Alors qu’il faudrait investir « plusieurs dizaines de milliards par an » dans ce chantier – Oxfam reconnaît qu’un chiffrage plus précis n’est pas possible à ce stade –, l’État n’investit pour l’instant que 600 millions d’euros par an. Il continue aussi parallèlement à programmer des « investissements qui ne sont pas adaptés » ou qui aggravent le chaos climatique : soutien diplomatique aux entreprises d’énergie fossile, politiques contribuant à toujours plus d’artificialisation des sols, soutien à l’agro-industrie et absence de protection effective des aires marines protégées.
« Les investissements publics décidés aujourd’hui ne prennent absolument pas en compte le facteur adaptation. Les responsables politiques n’ont pas mis à jour leur logiciel et font comme si nous étions toujours dans les années 1990, comme s’ils n’avaient pas lu les rapports du Giec ni les recommandations du Haut Conseil pour le climat », affirme Quentin Ghesquière, chargé de plaidoyer et campagne climat à Oxfam France.
Une incurie qui n’expose pas tout le monde au même niveau de risque.
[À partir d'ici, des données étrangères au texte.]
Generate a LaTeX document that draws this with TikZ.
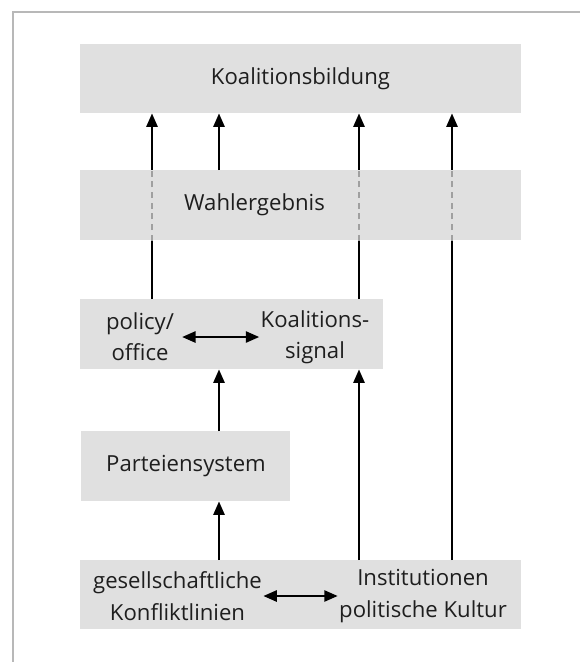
\documentclass[tikz,border=0pt]{standalone}
\usepackage{fontspec}
\setmainfont{Open Sans}
\usetikzlibrary{arrows.meta}
\definecolor{boxgray}{HTML}{E0E0E0}
\definecolor{framegray}{HTML}{B8B8B8}
\definecolor{dashgray}{HTML}{A0A0A0}
\definecolor{txt}{HTML}{1E1E1E}
\begin{document}
\begin{tikzpicture}[x=0.75pt,y=-0.75pt,
  box/.style={fill=boxgray,draw=none,inner sep=0pt,anchor=north west},
  lbl/.style={inner sep=0pt,align=center,text=txt,font=\fontsize{16.6}{23.5}\selectfont},
  arr/.style={line width=1.2pt,-{Triangle[length=10pt,width=8.5pt]}},
  dbl/.style={line width=1.2pt,{Triangle[length=10pt,width=8.5pt]}-{Triangle[length=10pt,width=8.5pt]}},
  dsh/.style={line width=1.2pt,dashgray,dash pattern=on 4.5pt off 3.5pt}]
\useasboundingbox (0,0) rectangle (580,662);
% frame
\draw[framegray,line width=1.2pt] (13,662) -- (13,12) -- (580,12);
% column coordinates
\coordinate (c1) at (152,0);
\coordinate (c2) at (219,0);
\coordinate (c3) at (359,0);
\coordinate (c4) at (452,0);
% boxes
\node[box,minimum width=441*0.75pt,minimum height=69*0.75pt] (K) at (80,44) {};
\node[box,minimum width=303*0.75pt,minimum height=70*0.75pt] (PO) at (80,299) {};
\node[box,minimum width=209*0.75pt,minimum height=70*0.75pt] (PS) at (81,431) {};
\node[box,minimum width=441*0.75pt,minimum height=69*0.75pt] (B) at (80,560) {};
% labels
\node[lbl] (tK) at (300.5,79) {Koalitionsbildung};
\node[lbl] (pol) at (140,337) {policy/\\office};
\node[lbl] (ks) at (315,337) {Koalitions-\\signal};
\node[lbl] (tPS) at (186,466) {Parteiensystem};
\node[lbl] (ges) at (177.5,596) {gesellschaftliche\\Konfliktlinien};
\node[lbl] (inst) at (423,596) {Institutionen\\politische Kultur};
% arrows through Wahlergebnis
\draw[arr] (PO.north -| c1) -- (K.south -| c1);
\draw[arr] (PO.north -| c3) -- (K.south -| c3);
\draw[arr] (B.north -| c4) -- (K.south -| c4);
% Wahlergebnis box on top
\node[box,minimum width=441*0.75pt,minimum height=70*0.75pt] (W) at (80,170) {};
\node[lbl] (tW) at (254.5,205) {Wahlergebnis};
\draw[arr] (W.north -| c2) -- (K.south -| c2);
\draw[dsh] (W.south -| c1) -- (W.north -| c1);
\draw[dsh] (W.south -| c3) -- (W.north -| c3);
\draw[dsh] (W.south -| c4) -- (W.north -| c4);
% lower arrows
\draw[arr] (PS.north -| c2) -- (PO.south -| c2);
\draw[arr] (B.north -| c2) -- (PS.south -| c2);
\draw[arr] (B.north -| c3) -- (PO.south -| c3);
% double arrows
\draw[dbl] ([xshift=6]pol.east) -- ([xshift=-1]ks.west);
\draw[dbl] ([xshift=1]ges.east) -- ([xshift=-1]inst.west);
\end{tikzpicture}
\end{document}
Car « la vulnérabilité au changement climatique est démultipliée pour les personnes qui sont à l’intersection de plusieurs inégalités », note Oxfam, à savoir « les pauvres, les femmes, les personnes âgées, les groupes marginalisés ». Avec un droit du travail encore très flou sur ces sujets, les salariés du BTP et du secteur agricole sont particulièrement exposés.
Le rapport met d’ailleurs en garde contre ce qu’il nomme la « gentrification verte » qui exclut encore plus les ménages modestes. « La végétalisation des villes a un effet positif sur la valeur des biens immobiliers et entraîne donc le déplacement des populations précaires vers les périphéries non végétalisées, donc plus chaudes en été », note le rapport. Oxfam préconise donc sur ce point de multiplier les projets qui associent les habitants plutôt que des grands projets « destinés à faire l’objet de communication, du type “écoquartiers”, qui provoquent la gentrification rapide ».
La présentation du prochain plan d’adaptation au changement climatique du gouvernement, qui devait contenir une cinquantaine de mesures, est attendue depuis des mois. Christophe Béchu, ministre de la transition écologique en sursis, n’a plus que quelques jours pour le présenter.